* **Requirement**
Line by line, repeat the data below exactly, beginning at the first line and ending at the line with "38.2, 31.9, 31.0]". Omit pictures.

[Rows from a dataset of charts and code]
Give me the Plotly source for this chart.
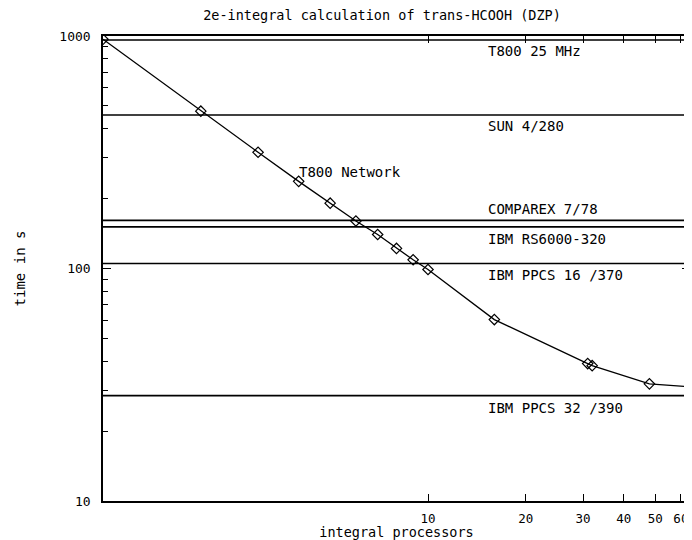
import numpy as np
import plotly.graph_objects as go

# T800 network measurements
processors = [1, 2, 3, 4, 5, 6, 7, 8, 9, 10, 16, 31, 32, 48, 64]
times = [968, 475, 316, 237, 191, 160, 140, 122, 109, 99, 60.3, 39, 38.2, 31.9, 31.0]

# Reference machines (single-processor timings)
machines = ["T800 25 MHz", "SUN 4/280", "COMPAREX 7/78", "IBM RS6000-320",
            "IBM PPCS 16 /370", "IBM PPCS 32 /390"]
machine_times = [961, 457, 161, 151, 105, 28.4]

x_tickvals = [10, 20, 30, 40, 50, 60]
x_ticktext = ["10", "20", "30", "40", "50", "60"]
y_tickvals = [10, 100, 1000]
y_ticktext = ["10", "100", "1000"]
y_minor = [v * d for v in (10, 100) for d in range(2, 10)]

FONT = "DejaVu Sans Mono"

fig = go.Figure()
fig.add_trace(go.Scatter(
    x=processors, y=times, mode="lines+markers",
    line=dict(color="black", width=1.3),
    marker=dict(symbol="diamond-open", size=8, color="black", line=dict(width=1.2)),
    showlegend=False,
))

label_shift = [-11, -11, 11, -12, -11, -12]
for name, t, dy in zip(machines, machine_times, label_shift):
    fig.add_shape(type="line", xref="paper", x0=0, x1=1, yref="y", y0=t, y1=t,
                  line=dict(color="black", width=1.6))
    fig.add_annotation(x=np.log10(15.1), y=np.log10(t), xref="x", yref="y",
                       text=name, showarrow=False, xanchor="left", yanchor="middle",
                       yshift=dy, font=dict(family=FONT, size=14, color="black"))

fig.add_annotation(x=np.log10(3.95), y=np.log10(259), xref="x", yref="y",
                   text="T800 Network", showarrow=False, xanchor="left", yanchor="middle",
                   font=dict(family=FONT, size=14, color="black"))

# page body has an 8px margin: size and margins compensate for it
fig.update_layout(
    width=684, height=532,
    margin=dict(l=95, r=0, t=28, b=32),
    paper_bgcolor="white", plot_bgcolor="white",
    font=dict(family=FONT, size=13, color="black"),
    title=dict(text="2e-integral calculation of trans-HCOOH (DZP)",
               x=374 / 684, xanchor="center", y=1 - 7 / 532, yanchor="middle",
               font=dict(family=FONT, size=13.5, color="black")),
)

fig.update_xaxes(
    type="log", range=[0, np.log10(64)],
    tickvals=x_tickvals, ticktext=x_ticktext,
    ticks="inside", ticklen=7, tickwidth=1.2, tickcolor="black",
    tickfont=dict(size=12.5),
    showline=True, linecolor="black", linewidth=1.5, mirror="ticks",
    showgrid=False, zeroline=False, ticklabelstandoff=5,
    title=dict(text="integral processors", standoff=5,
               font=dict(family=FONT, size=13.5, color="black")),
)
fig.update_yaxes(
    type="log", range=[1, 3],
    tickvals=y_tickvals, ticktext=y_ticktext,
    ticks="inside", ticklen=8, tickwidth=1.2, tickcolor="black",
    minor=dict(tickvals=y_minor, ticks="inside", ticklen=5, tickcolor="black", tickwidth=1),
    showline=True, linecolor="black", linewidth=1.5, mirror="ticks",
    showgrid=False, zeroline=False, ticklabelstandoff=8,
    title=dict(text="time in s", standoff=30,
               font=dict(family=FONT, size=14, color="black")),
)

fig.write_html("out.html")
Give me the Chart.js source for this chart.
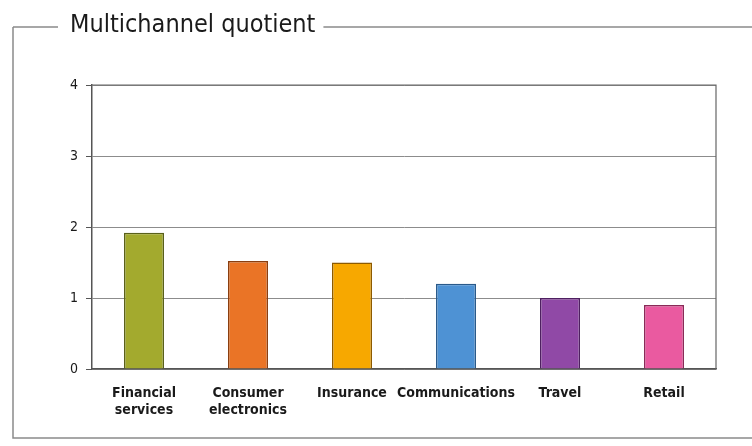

* **Written solution**
Give me the Plotly source for this chart.
import numpy as np
import plotly.graph_objects as go

# T800 network measurements
processors = [1, 2, 3, 4, 5, 6, 7, 8, 9, 10, 16, 31, 32, 48, 64]
times = [968, 475, 316, 237, 191, 160, 140, 122, 109, 99, 60.3, 39, 38.2, 31.9, 31.0]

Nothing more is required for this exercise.